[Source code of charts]
━━━━━━━━━━━━━━━━━━━━━━━━━━━━━━

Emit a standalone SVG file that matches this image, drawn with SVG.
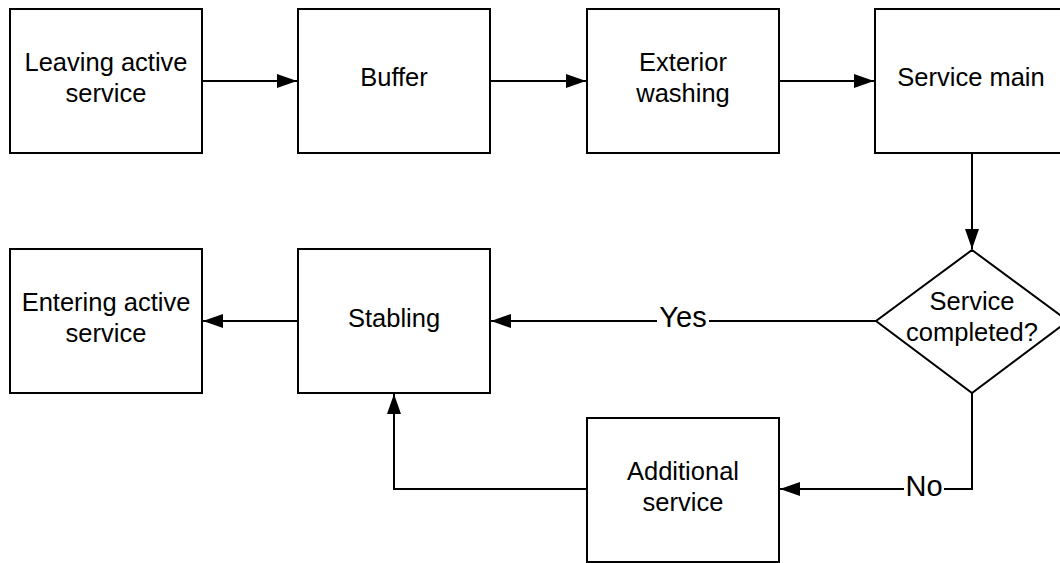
<svg xmlns="http://www.w3.org/2000/svg" width="1060" height="563" viewBox="0 0 1060 563">
  <style>
    .box { fill: #ffffff; stroke: #000000; stroke-width: 2; }
    .txt { font-family: "Liberation Sans", Arial, sans-serif; font-size: 25.5px; fill: #000000; text-anchor: middle; }
    .lbl { font-family: "Liberation Sans", Arial, sans-serif; font-size: 29px; fill: #000000; text-anchor: middle; }
    .edge { fill: none; stroke: #000000; stroke-width: 2; }
  </style>
  <defs>
    <marker id="arrow" markerUnits="userSpaceOnUse" markerWidth="20" markerHeight="14" refX="20" refY="7" orient="auto">
      <path d="M0,0 L20,7 L0,14 Z" fill="#000000"/>
    </marker>
  </defs>
  <rect width="1060" height="563" fill="#ffffff"/>

  <!-- connectors -->
  <g id="connectors">
    <path class="edge" d="M202,81 H297" marker-end="url(#arrow)"/>
    <path class="edge" d="M490,81 H586" marker-end="url(#arrow)"/>
    <path class="edge" d="M779,81 H874" marker-end="url(#arrow)"/>
    <path class="edge" d="M972,153 V249" marker-end="url(#arrow)"/>
    <path class="edge" d="M876,321 H491" marker-end="url(#arrow)"/>
    <path class="edge" d="M298,321 H203" marker-end="url(#arrow)"/>
    <path class="edge" d="M972,393 V489 H780" marker-end="url(#arrow)"/>
    <path class="edge" d="M587,489 H394 V394" marker-end="url(#arrow)"/>
    <g id="label-yes">
      <rect x="657" y="304" width="52" height="32" fill="#ffffff"/>
      <text class="lbl" x="683" y="327">Yes</text>
    </g>
    <g id="label-no">
      <rect x="904" y="472" width="40" height="32" fill="#ffffff"/>
      <text class="lbl" x="924" y="496">No</text>
    </g>
  </g>

  <!-- nodes -->
  <g id="leaving">
    <rect class="box" x="10" y="9" width="192" height="144"/>
    <text class="txt" x="106" y="71">Leaving active</text>
    <text class="txt" x="106" y="102">service</text>
  </g>
  <g id="buffer">
    <rect class="box" x="298" y="9" width="192" height="144"/>
    <text class="txt" x="394" y="86">Buffer</text>
  </g>
  <g id="exterior">
    <rect class="box" x="587" y="9" width="192" height="144"/>
    <text class="txt" x="683" y="71">Exterior</text>
    <text class="txt" x="683" y="102">washing</text>
  </g>
  <g id="service-main">
    <rect class="box" x="875" y="9" width="192" height="144"/>
    <text class="txt" x="971" y="86">Service main</text>
  </g>
  <g id="decision">
    <polygon class="box" points="972,250 1068,321 972,393 876,321"/>
    <text class="txt" x="972" y="310">Service</text>
    <text class="txt" x="972" y="341">completed?</text>
  </g>
  <g id="stabling">
    <rect class="box" x="298" y="249" width="192" height="144"/>
    <text class="txt" x="394" y="327">Stabling</text>
  </g>
  <g id="entering">
    <rect class="box" x="10" y="249" width="192" height="144"/>
    <text class="txt" x="106" y="311">Entering active</text>
    <text class="txt" x="106" y="342">service</text>
  </g>
  <g id="additional">
    <rect class="box" x="587" y="418" width="192" height="144"/>
    <text class="txt" x="683" y="480">Additional</text>
    <text class="txt" x="683" y="511">service</text>
  </g>
</svg>
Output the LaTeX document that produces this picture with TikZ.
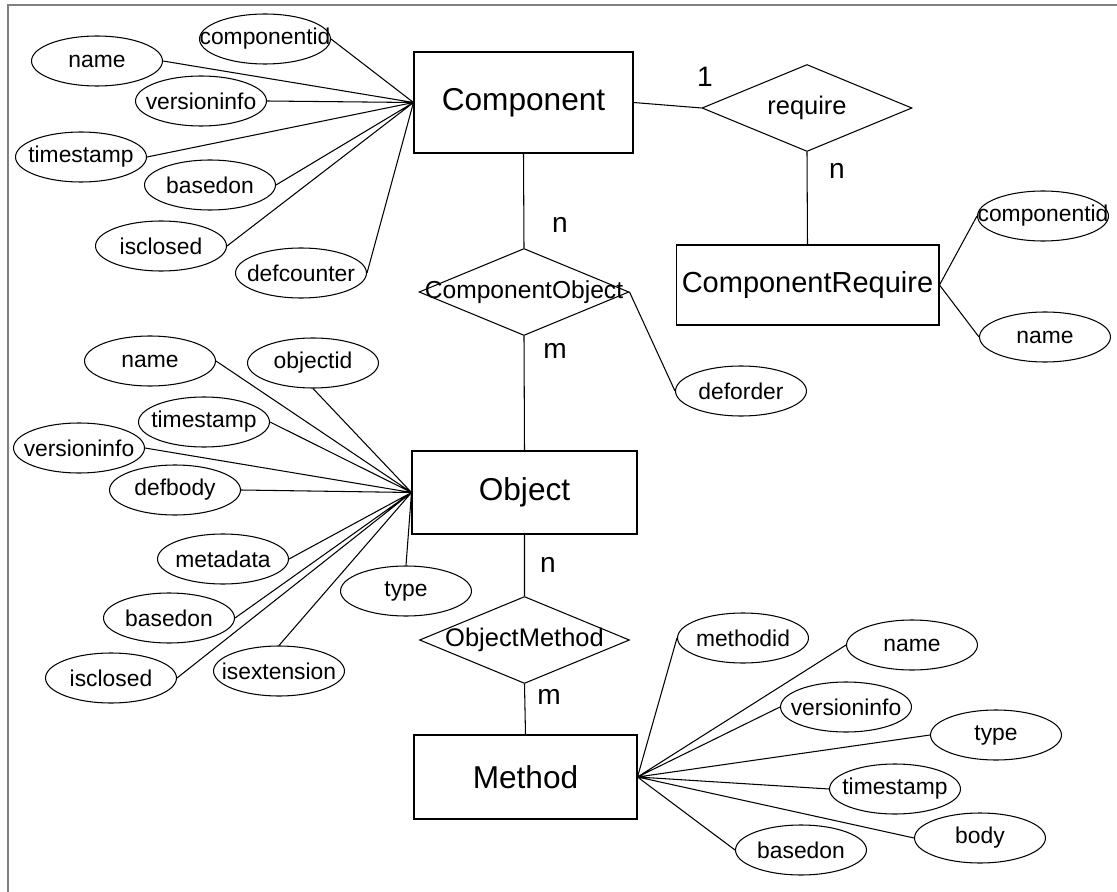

━━━━━━━━━━━━━━━━━━━━━━━━━━━━━━

## [Instructions for the task]
Return the records exactly. Don't carry the pictures over.

## [Finished answer]
Emit a standalone SVG file that matches this image, drawn with SVG.
<svg xmlns="http://www.w3.org/2000/svg" width="1060" height="563" viewBox="0 0 1060 563">
  <style>
    .box { fill: #ffffff; stroke: #000000; stroke-width: 2; }
    .txt { font-family: "Liberation Sans", Arial, sans-serif; font-size: 25.5px; fill: #000000; text-anchor: middle; }
    .lbl { font-family: "Liberation Sans", Arial, sans-serif; font-size: 29px; fill: #000000; text-anchor: middle; }
    .edge { fill: none; stroke: #000000; stroke-width: 2; }
  </style>
  <defs>
    <marker id="arrow" markerUnits="userSpaceOnUse" markerWidth="20" markerHeight="14" refX="20" refY="7" orient="auto">
      <path d="M0,0 L20,7 L0,14 Z" fill="#000000"/>
    </marker>
  </defs>
  <rect width="1060" height="563" fill="#ffffff"/>

  <!-- connectors -->
  <g id="connectors">
    <path class="edge" d="M202,81 H297" marker-end="url(#arrow)"/>
    <path class="edge" d="M490,81 H586" marker-end="url(#arrow)"/>
    <path class="edge" d="M779,81 H874" marker-end="url(#arrow)"/>
    <path class="edge" d="M972,153 V249" marker-end="url(#arrow)"/>
    <path class="edge" d="M876,321 H491" marker-end="url(#arrow)"/>
    <path class="edge" d="M298,321 H203" marker-end="url(#arrow)"/>
    <path class="edge" d="M972,393 V489 H780" marker-end="url(#arrow)"/>
    <path class="edge" d="M587,489 H394 V394" marker-end="url(#arrow)"/>
    <g id="label-yes">
      <rect x="657" y="304" width="52" height="32" fill="#ffffff"/>
      <text class="lbl" x="683" y="327">Yes</text>
    </g>
    <g id="label-no">
      <rect x="904" y="472" width="40" height="32" fill="#ffffff"/>
      <text class="lbl" x="924" y="496">No</text>
    </g>
  </g>

  <!-- nodes -->
  <g id="leaving">
    <rect class="box" x="10" y="9" width="192" height="144"/>
    <text class="txt" x="106" y="71">Leaving active</text>
    <text class="txt" x="106" y="102">service</text>
  </g>
  <g id="buffer">
    <rect class="box" x="298" y="9" width="192" height="144"/>
    <text class="txt" x="394" y="86">Buffer</text>
  </g>
  <g id="exterior">
    <rect class="box" x="587" y="9" width="192" height="144"/>
    <text class="txt" x="683" y="71">Exterior</text>
    <text class="txt" x="683" y="102">washing</text>
  </g>
  <g id="service-main">
    <rect class="box" x="875" y="9" width="192" height="144"/>
    <text class="txt" x="971" y="86">Service main</text>
  </g>
  <g id="decision">
    <polygon class="box" points="972,250 1068,321 972,393 876,321"/>
    <text class="txt" x="972" y="310">Service</text>
    <text class="txt" x="972" y="341">completed?</text>
  </g>
  <g id="stabling">
    <rect class="box" x="298" y="249" width="192" height="144"/>
    <text class="txt" x="394" y="327">Stabling</text>
  </g>
  <g id="entering">
    <rect class="box" x="10" y="249" width="192" height="144"/>
    <text class="txt" x="106" y="311">Entering active</text>
    <text class="txt" x="106" y="342">service</text>
  </g>
  <g id="additional">
    <rect class="box" x="587" y="418" width="192" height="144"/>
    <text class="txt" x="683" y="480">Additional</text>
    <text class="txt" x="683" y="511">service</text>
  </g>
</svg>
Output the LaTeX document that produces this picture with TikZ.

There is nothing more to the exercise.